Yüksek ökçeli kadın ayakkabıları ve deri şortlu sahne
şovlarından kamuflaj giysili savaş kahramanlığına (!)
sıçratılan Zelensky...
Devlet uçaklarına binerken merdivenlerden kayan, basın
toplantılarında ne dediğini unutan ve gücü hakkında türlü şüpheler
uyandıran bir Başkan olmaktan, Batı'nın liderliğine soyunmaya
itilen Biden...
Cılız bir gizli servis memuru fiziğinden Sibirya'nın buzlu
sularında yıkanan kaslı bir lidere dönüşmüşken birdenbire fena
halde asabi ve içine kapanık bir diktatör olarak resmedilmeye
başlanan Putin...
Dahası var...
"Centilmen"lerin ülkesini yöneten köy
ağası Boris Johnson...
"Artiz"likleri artık baygınlık veren Macron...
Medya sahnelerinin siyasal aktörleri bunlar işte!
Her gün ekranlardan bu adamların samimiyetleri silinmiş,
imajları şişirilmiş görüntüleri akıyor....
Bir sözleri, diğerini tutmayan adamlar...
Sanki bir el bu şovu özellikle dizayn ediyor, öyle ki şu
kriz döneminde kitlelere zerre güven vermesinler...
Öyle ki onları her gördüğümüzde "şunların devri bir
an önce gelip geçsin!" diye dua edilsin...
Bizim hani "vesayet dönemi" dediğimiz dönemlerde
içeride yaşadıklarımızdan çok tanıdık bir
rüzgar bu...
Darbeciler çok sever bu siyasetçiler üzerinden siyaseti küçük
düşürme numaralarını...
Ne yapar, eder bulurlar böyle tipleri...
Ve işte şimdi bu rüzgar bütün dünyada esiyor.***
Pandemi, Ukrayna savaşı, bitmek bilmeyecek enflasyon, iklim
tantanası, gıda tedarik zincirinin bozulması...
Ve şu devasa kriz tablosunun orta yerinde...

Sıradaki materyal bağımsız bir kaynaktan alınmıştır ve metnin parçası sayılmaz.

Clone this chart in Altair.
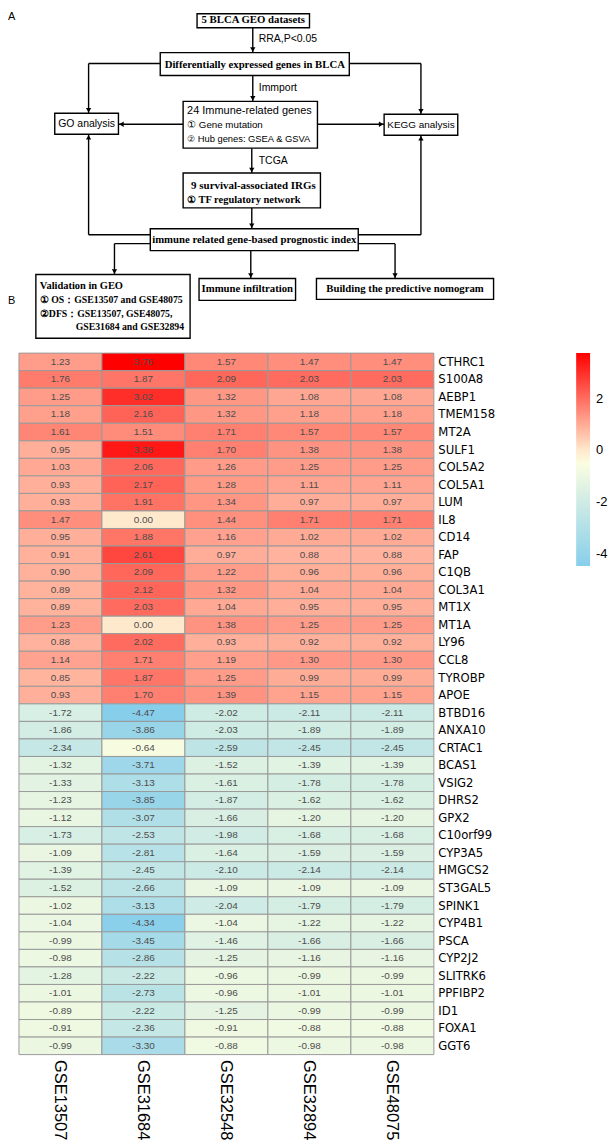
import altair as alt
import pandas as pd

# ---------------- Panel B data (heatmap) ----------------
genes = ["CTHRC1", "S100A8", "AEBP1", "TMEM158", "MT2A", "SULF1", "COL5A2", "COL5A1",
         "LUM", "IL8", "CD14", "FAP", "C1QB", "COL3A1", "MT1X", "MT1A", "LY96", "CCL8",
         "TYROBP", "APOE", "BTBD16", "ANXA10", "CRTAC1", "BCAS1", "VSIG2", "DHRS2", "GPX2",
         "C10orf99", "CYP3A5", "HMGCS2", "ST3GAL5", "SPINK1", "CYP4B1", "PSCA", "CYP2J2",
         "SLITRK6", "PPFIBP2", "ID1", "FOXA1", "GGT6"]
datasets = ["GSE13507", "GSE31684", "GSE32548", "GSE32894", "GSE48075"]

gse13507 = [1.23, 1.76, 1.25, 1.18, 1.61, 0.95, 1.03, 0.93, 0.93, 1.47, 0.95, 0.91, 0.90, 0.89,
            0.89, 1.23, 0.88, 1.14, 0.85, 0.93, -1.72, -1.86, -2.34, -1.32, -1.33, -1.23, -1.12,
            -1.73, -1.09, -1.39, -1.52, -1.02, -1.04, -0.99, -0.98, -1.28, -1.01, -0.89, -0.91, -0.99]
gse31684 = [3.76, 1.87, 3.02, 2.16, 1.51, 3.38, 2.06, 2.17, 1.91, 0.00, 1.88, 2.61, 2.09, 2.12,
            2.03, 0.00, 2.02, 1.71, 1.87, 1.70, -4.47, -3.86, -0.64, -3.71, -3.13, -3.85, -3.07,
            -2.53, -2.81, -2.45, -2.66, -3.13, -4.34, -3.45, -2.86, -2.22, -2.73, -2.22, -2.36, -3.30]
gse32548 = [1.57, 2.09, 1.32, 1.32, 1.71, 1.70, 1.26, 1.28, 1.34, 1.44, 1.16, 0.97, 1.22, 1.32,
            1.04, 1.38, 0.93, 1.19, 1.25, 1.39, -2.02, -2.03, -2.59, -1.52, -1.61, -1.87, -1.66,
            -1.98, -1.64, -2.10, -1.09, -2.04, -1.04, -1.46, -1.25, -0.96, -0.96, -1.25, -0.91, -0.88]
gse32894 = [1.47, 2.03, 1.08, 1.18, 1.57, 1.38, 1.25, 1.11, 0.97, 1.71, 1.02, 0.88, 0.96, 1.04,
            0.95, 1.25, 0.92, 1.30, 0.99, 1.15, -2.11, -1.89, -2.45, -1.39, -1.78, -1.62, -1.20,
            -1.68, -1.59, -2.14, -1.09, -1.79, -1.22, -1.66, -1.16, -0.99, -1.01, -0.99, -0.88, -0.98]
gse48075 = [1.47, 2.03, 1.08, 1.18, 1.57, 1.38, 1.25, 1.11, 0.97, 1.71, 1.02, 0.88, 0.96, 1.04,
            0.95, 1.25, 0.92, 1.30, 0.99, 1.15, -2.11, -1.89, -2.45, -1.39, -1.78, -1.62, -1.20,
            -1.68, -1.59, -2.14, -1.09, -1.79, -1.22, -1.66, -1.16, -0.99, -1.01, -0.99, -0.88, -0.98]
legend_ticks = [2, 0, -2, -4]

# ---------------- Panel A content (flowchart) ----------------
box_names = ["datasets", "deg", "irg", "go", "kegg", "surv", "index", "valid", "infil", "nomo"]
flow_texts = [
    # text, font kind, alignment
    ("A", "sans", "left"),
    ("5 BLCA GEO datasets", "serif", "center"),
    ("RRA,P<0.05", "sans", "left"),
    ("Differentially expressed genes in BLCA", "serif", "center"),
    ("Immport", "sans", "left"),
    ("24 Immune-related genes", "sans", "left"),
    ("① Gene mutation", "sans", "left"),
    ("② Hub genes: GSEA & GSVA", "sans", "left"),
    ("GO analysis", "sans", "center"),
    ("KEGG analysis", "sans", "center"),
    ("TCGA", "sans", "left"),
    ("9 survival-associated IRGs", "serif", "left"),
    ("① TF regulatory network", "serif", "left"),
    ("immune related gene-based prognostic index", "serif", "center"),
    ("Validation in GEO", "serif", "left"),
    ("① OS：GSE13507 and GSE48075", "serif", "left"),
    ("②DFS：GSE13507, GSE48075,", "serif", "left"),
    ("GSE31684 and GSE32894", "serif", "left"),
    ("Immune infiltration", "serif", "center"),
    ("Building the predictive nomogram", "serif", "center"),
    ("B", "sans", "left"),
]

# ---- layout of the flowchart (pixel positions in the figure) ----
box_pos = {
    "datasets": (198, 311, 9, 23),
    "deg": (161, 351, 48, 71),
    "irg": (184, 319, 97, 144),
    "go": (55, 119, 109, 130),
    "kegg": (386, 460, 110, 131),
    "surv": (184, 322, 169, 204),
    "index": (151, 360, 225, 247),
    "valid": (36, 191, 271, 335),
    "infil": (200, 297, 275, 297),
    "nomo": (318, 496, 275, 296),
}
text_pos = [  # x, y, font size (same order as flow_texts)
    (8, 12, 11), (254.5, 15, 10.8), (260, 34, 10.5), (256, 60, 10.8), (260, 84, 10.5),
    (188, 107, 11), (188, 121, 9.8), (188, 135, 9.4), (87, 120, 10.5), (423, 121, 10),
    (260, 157, 10.5), (192, 182, 11), (188, 196, 10.5), (255.5, 236, 10.8), (40, 283, 10.5),
    (40, 297, 9.8), (40, 311, 9.8), (76, 324, 9.8), (248.5, 286, 10.8), (407, 286, 10.8),
    (8, 298, 11),
]
connectors = [
    [(254, 23), (254, 48)],
    [(161, 59), (89, 59), (89, 109)],
    [(351, 59), (423, 59), (423, 110)],
    [(254, 71), (254, 97)],
    [(184, 120), (119, 120)],
    [(319, 120), (386, 120)],
    [(253, 144), (253, 169)],
    [(253, 204), (253, 225)],
    [(151, 231), (89, 231), (89, 130)],
    [(360, 231), (423, 231), (423, 131)],
    [(151, 240), (115, 240), (115, 271)],
    [(252, 247), (252, 275)],
    [(360, 240), (397, 240), (397, 275)],
]

# ---------------- build tables ----------------
heat_rows = []
for ds, vals in zip(datasets, [gse13507, gse31684, gse32548, gse32894, gse48075]):
    for g, v in zip(genes, vals):
        heat_rows.append({"gene": g, "dataset": ds, "value": v})
heat_df = pd.DataFrame(heat_rows)
vmin, vmax = float(heat_df["value"].min()), float(heat_df["value"].max())
vmid = (vmin + vmax) / 2

box_df = pd.DataFrame([{"name": n, "x1": box_pos[n][0], "x2": box_pos[n][1],
                        "y1": box_pos[n][2], "y2": box_pos[n][3]} for n in box_names])
text_df = pd.DataFrame([{"text": t, "kind": k, "al": a, "x": p[0], "y": p[1], "size": p[2]}
                        for (t, k, a), p in zip(flow_texts, text_pos)])

seg_rows, head_rows = [], []
for path in connectors:
    for (xa, ya), (xb, yb) in zip(path[:-1], path[1:]):
        seg_rows.append({"x": xa, "y": ya, "x2": xb, "y2": yb})
    (px, py), (ex, ey) = path[-2], path[-1]
    dx = (ex > px) - (ex < px)
    dy = (ey > py) - (ey < py)
    if dy > 0:
        shp = "triangle-down"
    elif dy < 0:
        shp = "triangle-up"
    elif dx > 0:
        shp = "triangle-right"
    else:
        shp = "triangle-left"
    head_rows.append({"x": ex - dx * 3, "y": ey - dy * 3, "shape": shp})
seg_df = pd.DataFrame(seg_rows)
head_df = pd.DataFrame(head_rows)

# ---------------- Panel A chart ----------------
FW, FH = 600, 332
xs = alt.Scale(domain=[8, 8 + FW], nice=False, zero=False)
ys = alt.Scale(domain=[8, 8 + FH], nice=False, zero=False, reverse=True)

segs = alt.Chart(seg_df).mark_rule(color="black", strokeWidth=1.4).encode(
    x=alt.X("x:Q", scale=xs, axis=None), y=alt.Y("y:Q", scale=ys, axis=None),
    x2="x2:Q", y2="y2:Q")
heads = alt.Chart(head_df).mark_point(filled=True, color="black", size=28, opacity=1).encode(
    x=alt.X("x:Q", scale=xs, axis=None), y=alt.Y("y:Q", scale=ys, axis=None),
    shape=alt.Shape("shape:N", scale=None))
rects = alt.Chart(box_df).mark_rect(fill="white", stroke="black", strokeWidth=1.4).encode(
    x=alt.X("x1:Q", scale=xs, axis=None), x2="x2:Q",
    y=alt.Y("y1:Q", scale=ys, axis=None), y2="y2:Q")

fonts = {"serif": ("Liberation Serif", "bold"), "sans": ("Liberation Sans", "normal")}
text_layers = []
for kind in ["serif", "sans"]:
    for al in ["left", "center"]:
        f, w = fonts[kind]
        text_layers.append(
            alt.Chart(text_df).transform_filter(
                (alt.datum.kind == kind) & (alt.datum.al == al)
            ).mark_text(align=al, baseline="middle", font=f, fontWeight=w, color="black").encode(
                x=alt.X("x:Q", scale=xs, axis=None), y=alt.Y("y:Q", scale=ys, axis=None),
                text="text:N", size=alt.Size("size:Q", scale=None))
        )

flow = alt.layer(segs, heads, rects, *text_layers).properties(width=FW, height=FH)

# ---------------- Panel B chart ----------------
base = alt.Chart(heat_df).transform_calculate(
    label="replace(format(datum.value, '.2f'), '\u2212', '-')"
).encode(
    x=alt.X("dataset:N", sort=datasets,
            scale=alt.Scale(paddingInner=0, paddingOuter=0.066, align=1),
            axis=alt.Axis(title=None, orient="bottom", labelAngle=90, labelFontSize=16.5,
                          labelColor="black", labelFont="Liberation Sans", ticks=False,
                          domain=False, labelPadding=5)),
    y=alt.Y("gene:N", sort=genes, scale=alt.Scale(paddingInner=0, paddingOuter=0),
            axis=alt.Axis(title=None, orient="right", labelFontSize=13, labelColor="black",
                          labelFont="Liberation Sans Narrow, Arial Narrow, DejaVu Sans Condensed, Liberation Sans",
                          ticks=False, domain=False, labelPadding=4)),
)
cells = base.mark_rect(stroke="#999999", strokeWidth=1).encode(
    color=alt.Color("value:Q",
                    scale=alt.Scale(domain=[vmin, vmid, vmax],
                                    range=["#87CEEB", "#FFFFE0", "#FF0000"], interpolate="rgb"),
                    legend=alt.Legend(orient="none", legendX=571, legendY=342, direction="vertical",
                                      title=None, gradientLength=214, gradientThickness=14,
                                      values=legend_ticks, labelFontSize=13,
                                      labelFont="Liberation Sans", labelColor="black",
                                      labelOffset=6, gradientStrokeWidth=0, labelOverlap=False,
                                      labelExpr="replace(datum.label, '\u2212', '-')")))
nums = base.mark_text(fontSize=10, color="#4D4D4D", font="Liberation Sans").encode(
    text="label:N")
heat = alt.layer(cells, nums).properties(width=428, height=705)

chart = alt.vconcat(flow, heat, spacing=9).properties(padding=0).configure_view(strokeWidth=0)
chart.save("out.html", embed_options={"renderer": "svg", "actions": False})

Siyasetçileri geçtim, doğrudan siyasetin bütün biçimlerinin
"yetersizlik" izlenimi doğurmaya başlaması manidar değil mi?
Böyle giderse...
Yarın öbür gün, sistemin dışından sisteme yapılacak
bir müdahale haklı görünecek. (Aslında bunu pandemide
yaptılar ama kitleleri öyle korkuttular ki, DSÖ'nün
"vesayet rejimini" kimse tam olarak idrak edemedi.)
O halde soruyorum...
Sırada ne var?
Sınırların, ihtiyaçların, üretim
biçimlerinin üzerinde bir global vesayet mi?